Richter’s colour chart paintings are both abstractions and hypothetical representations of objects, ie: the colour charts themselves, whilst each painting simultaneously exists as an object. Both the referent and its representation is captured in the same image which also has the appearance of an abstract Minimalist object with its emphasis on objecthood. Richter has also stated that these works are influenced by Conceptualism, although in Duchamp’s Tu m’ (1918), a row of receding coloured squares is framed by the painted shadows of recognisable objects (some say, a comment on illusionism). The colour chart paintings have also been considered as Pop art in their rendering of multiples as originals, in their manipulation of commercial media and their critique of the possibilities and limits of authenticity.

A recent exhibition at John Hansard Gallery of Richter’s work included four tapestries based on the work Abstract Painting 724-4 (1990). Each tapestry reproduces a quarter of the original painting, mirroring it and repeating it 4 times resulting in complex symmetries of blues, reds, yellows, lilacs, charcoal and white. Tapestry is a hand-woven textile made on a loom – a technique of manufacturing a hand-woven material that allows for the creation of pictures.
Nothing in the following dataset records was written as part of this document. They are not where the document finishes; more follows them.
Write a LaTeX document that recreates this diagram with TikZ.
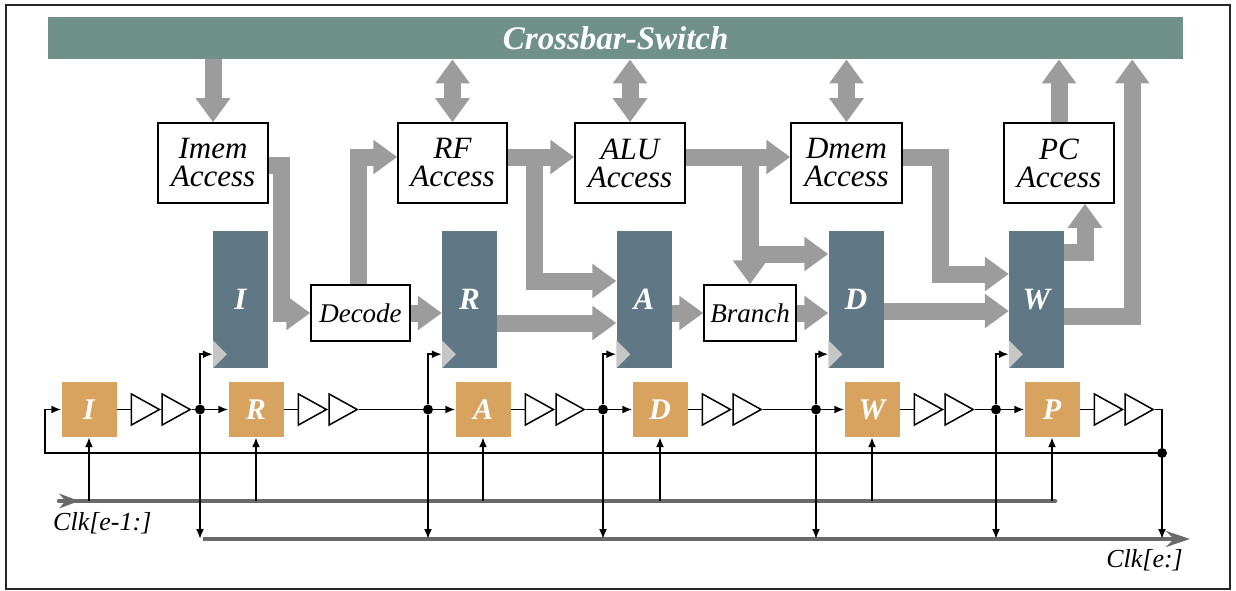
\documentclass[tikz,border=0pt]{standalone}
\usepackage{fontspec}
\setmainfont{Liberation Serif}
\usetikzlibrary{arrows.meta,shapes.geometric}
\definecolor{xbarc}{HTML}{6F9189}
\definecolor{regc}{HTML}{607886}
\definecolor{orng}{HTML}{D8A35E}
\definecolor{flowc}{HTML}{9C9C9C}
\definecolor{clktri}{HTML}{C6C6C6}
\definecolor{busc}{HTML}{6A6A6A}

\begin{document}
\begin{tikzpicture}[x=1pt,y=-1pt,
  accbox/.style={draw, line width=1.5pt, fill=white, minimum width=110pt, minimum height=80pt,
    inner sep=0pt, align=center, font=\fontsize{31}{28}\selectfont\itshape},
  smallbox/.style={draw, line width=1.5pt, fill=white, minimum height=56pt,
    inner sep=0pt, font=\fontsize{27}{27}\selectfont\itshape},
  reg/.style={fill=regc, minimum width=55pt, minimum height=137pt, inner sep=0pt,
    text=white, font=\fontsize{31}{31}\selectfont\bfseries\itshape},
  sq/.style={fill=orng, minimum size=55pt, inner sep=0pt,
    text=white, font=\fontsize{30}{30}\selectfont\bfseries\itshape},
  buf/.style={draw, line width=1.5pt, fill=white, isosceles triangle, isosceles triangle stretches,
    minimum width=31pt, minimum height=28pt, inner sep=0pt, anchor=west},
  dot/.style={circle, fill=black, minimum size=10pt, inner sep=0pt},
  wire/.style={line width=1.8pt},
  arr/.style={-{Latex[length=10pt,width=8pt]}},
  flow/.style={draw=flowc, line width=17pt, line join=miter, -{Triangle[width=33pt,length=24pt]}},
  bidir/.style={draw=flowc, line width=17pt, {Triangle[width=33pt,length=24pt]}-{Triangle[width=33pt,length=24pt]}},
  bus/.style={draw=busc, line width=4.5pt},
  clk/.style={inner sep=0pt, font=\fontsize{26}{26}\selectfont\itshape}
]
\useasboundingbox (0,0) rectangle (1236,591);
\draw[line width=1.3pt, black!85] (6,5) rectangle (1230,589);

% crossbar
\node[fill=xbarc, minimum width=1135pt, minimum height=42pt, inner sep=0pt, anchor=north west,
  text=white, font=\fontsize{33}{33}\selectfont\bfseries\itshape] (xbar) at (48,17) {Crossbar-Switch};

% access units
\node[accbox] (imem) at (213,163) {Imem\\Access};
\node[accbox, minimum width=109pt] (rf) at (452.5,163) {RF\\Access};
\node[accbox] (alu) at (630,163) {ALU\\Access};
\node[accbox, minimum width=111pt] (dmem) at (846.5,163) {Dmem\\Access};
\node[accbox] (pc) at (1059,163) {PC\\Access};

% decode / branch
\node[smallbox, minimum width=99pt] (decode) at (360.5,313) {Decode};
\node[smallbox, minimum width=92pt] (branch) at (750,313) {Branch};

% pipeline registers
\node[reg] (regI) at (240.5,299.5) {I};
\node[reg] (regR) at (469.5,299.5) {R};
\node[reg] (regA) at (644,299.5) {A};
\node[reg] (regD) at (856,299.5) {D};
\node[reg] (regW) at (1036.5,299.5) {W};
\foreach \r in {regI,regR,regA,regD,regW}
  \fill[clktri] (\r.south west) ++(0,-28) -- ++(14,14) -- ++(-14,14) -- cycle;

% crossbar links
\draw[flow] (xbar.south -| imem.north) -- (imem.north);
\draw[bidir] (xbar.south -| rf.north) -- (rf.north);
\draw[bidir] (xbar.south -| alu.north) -- (alu.north);
\draw[bidir] (xbar.south -| dmem.north) -- (dmem.north);
\draw[flow] (pc.north) -- (xbar.south -| pc.north);

% data flow
\draw[flow] ([yshift=-2pt]imem.east) -- ++(13,0) |- (decode.west);
\draw[flow] ([xshift=-2.5pt]decode.north) |- ([yshift=6pt]rf.west);
\draw[flow] ([yshift=6pt]rf.east) -- ++(27,0) |- ([yshift=18.5pt]regA.west);
\draw[flow] ([yshift=6pt]rf.east) -- ([yshift=6pt]alu.west);
\draw[flow] (decode.east) -- (decode.east -| regR.west);
\draw[flow] ([yshift=-23.5pt]regR.east) -- ([yshift=-23.5pt]regA.west);
\draw[flow] (regA.east |- branch.west) -- (branch.west);
\draw[flow] (branch.east) -- (branch.east -| regD.west);
\draw[flow] ([yshift=6pt]alu.east -| branch.north) -- (branch.north);
\draw[flow] ([yshift=45.5pt]regD.west -| branch.north) -- ([yshift=45.5pt]regD.west);
\draw[flow] ([yshift=6pt]alu.east) -- ([yshift=6pt]dmem.west);
\draw[flow] ([yshift=6pt]dmem.east) -- ++(38,0) |- ([yshift=25.5pt]regW.west);
\draw[flow] ([yshift=-11.5pt]regD.east) -- ([yshift=-11.5pt]regW.west);
\draw[flow] ([yshift=47.5pt]regW.east) -| ([xshift=26pt]pc.south);
\draw[flow] ([yshift=-16.5pt]regW.east) -| ([xshift=516.5pt]xbar.south);

% clock buses
\coordinate (b1s) at (59,501);
\coordinate (b1e) at (1055,501);
\coordinate (b2s) at (203,539);
\coordinate (b2e) at (1190,539);
\draw[bus, line cap=round] (b1s) -- (b1e);
\draw[busc, line width=1pt, -{Stealth[length=20pt,width=15pt]}] (b1s) -- ++(20,0);
\draw[bus, -{Stealth[length=24pt,width=16pt]}] (b2s) -- (b2e);
\node[clk, anchor=west] (clkin) at (53,523) {Clk[e-1:]};
\node[clk, anchor=east] (clkout) at (1183,560) {Clk[e:]};

% clock generator stages
\node[sq] (sqI) at (89,409.5) {I};
\node[sq] (sqR) at (256,409.5) {R};
\node[sq] (sqA) at (483,409.5) {A};
\node[sq] (sqD) at (660,409.5) {D};
\node[sq] (sqW) at (872,409.5) {W};
\node[sq] (sqP) at (1052,409.5) {P};

\node[dot] (d1) at (200,409.5) {};
\node[dot] (d2) at (428,409.5) {};
\node[dot] (d3) at (603,409.5) {};
\node[dot] (d4) at (816,409.5) {};
\node[dot] (d5) at (996,409.5) {};
\node[dot] (fb) at (1162,453) {};
\coordinate (fbl) at (45,453);

\foreach \s/\nx/\dt/\rg in {sqI/sqR/d1/regI, sqR/sqA/d2/regR, sqA/sqD/d3/regA, sqD/sqW/d4/regD, sqW/sqP/d5/regW} {
  \node[buf] (\s a) at ([xshift=14pt]\s.east) {};
  \node[buf] (\s b) at (\s a.apex) {};
  \draw[wire] (\s.east) -- (\s a.west);
  \draw[wire] (\s b.apex) -- (\dt);
  \draw[wire, arr] (\dt) -- (\nx.west);
  \draw[wire, arr] (\dt) |- ([yshift=14pt]\rg.south west);
  \draw[wire, arr] (\dt) -- (\dt |- b2s);
}
\node[buf] (sqPa) at ([xshift=14pt]sqP.east) {};
\node[buf] (sqPb) at (sqPa.apex) {};
\draw[wire] (sqP.east) -- (sqPa.west);
\draw[wire] (sqPb.apex) -| (fb);
\draw[wire, arr] (fb) -- (fb |- b2s);
\draw[wire, arr] (fb) -- (fbl) |- (sqI.west);

\foreach \s in {sqI,sqR,sqA,sqD,sqW,sqP}
  \draw[wire, arr] (\s.south |- b1s) -- (\s.south);
\end{tikzpicture}
\end{document}
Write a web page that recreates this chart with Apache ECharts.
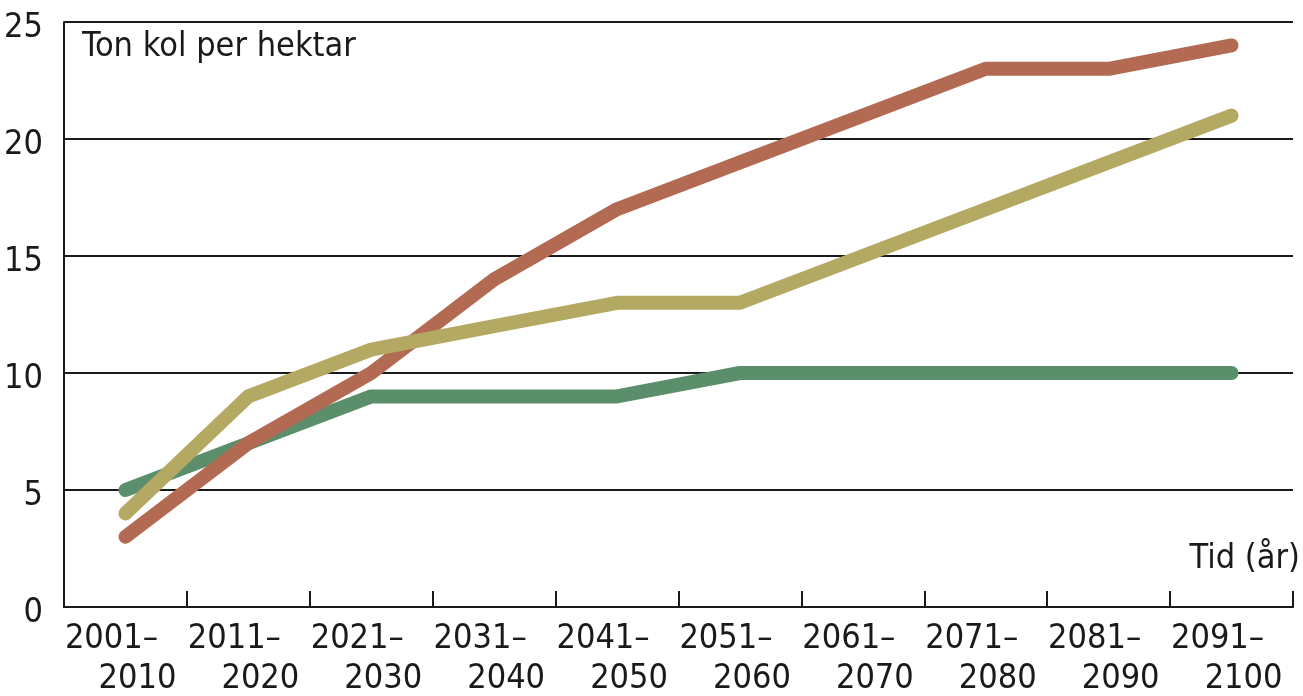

Historically colour dyes in tapestries were made from plants, fungi, insects and shellfish. Indigo, woad, greenweed, saw-wort, chopped madder root, barks, nuts and galls were all used to produce dyes which made limited colours but produced a wide range of shades but which all fade unpredictably over time. Commercial dyes produce stability which is made at the expense of nuance as stable colours don’t necessarily change with the light or the kind of surface of the object. Although woven on a mechanical jacquard loom using contemporary materials Richter’s tapestry works suggest a mutability in the extraordinary painterly detail of their surface.
According to Benjamin Buchloh, colour acts both as substance and sign, simultaneously referencing something in the world and differentiating from something else through variation. In Gerhardt Richter Tapestries (2013) Francesco Bonami compares the tapestries to John Cage’s composition Roaratorio, a musical work involving multiple elements based on another of Cage’s works consisting of an instruction on how to translate a text into a performance (i.e: Finnegan’s Wake). In the same way Bonami describes the tapestries as primordial, timeless and beyond language.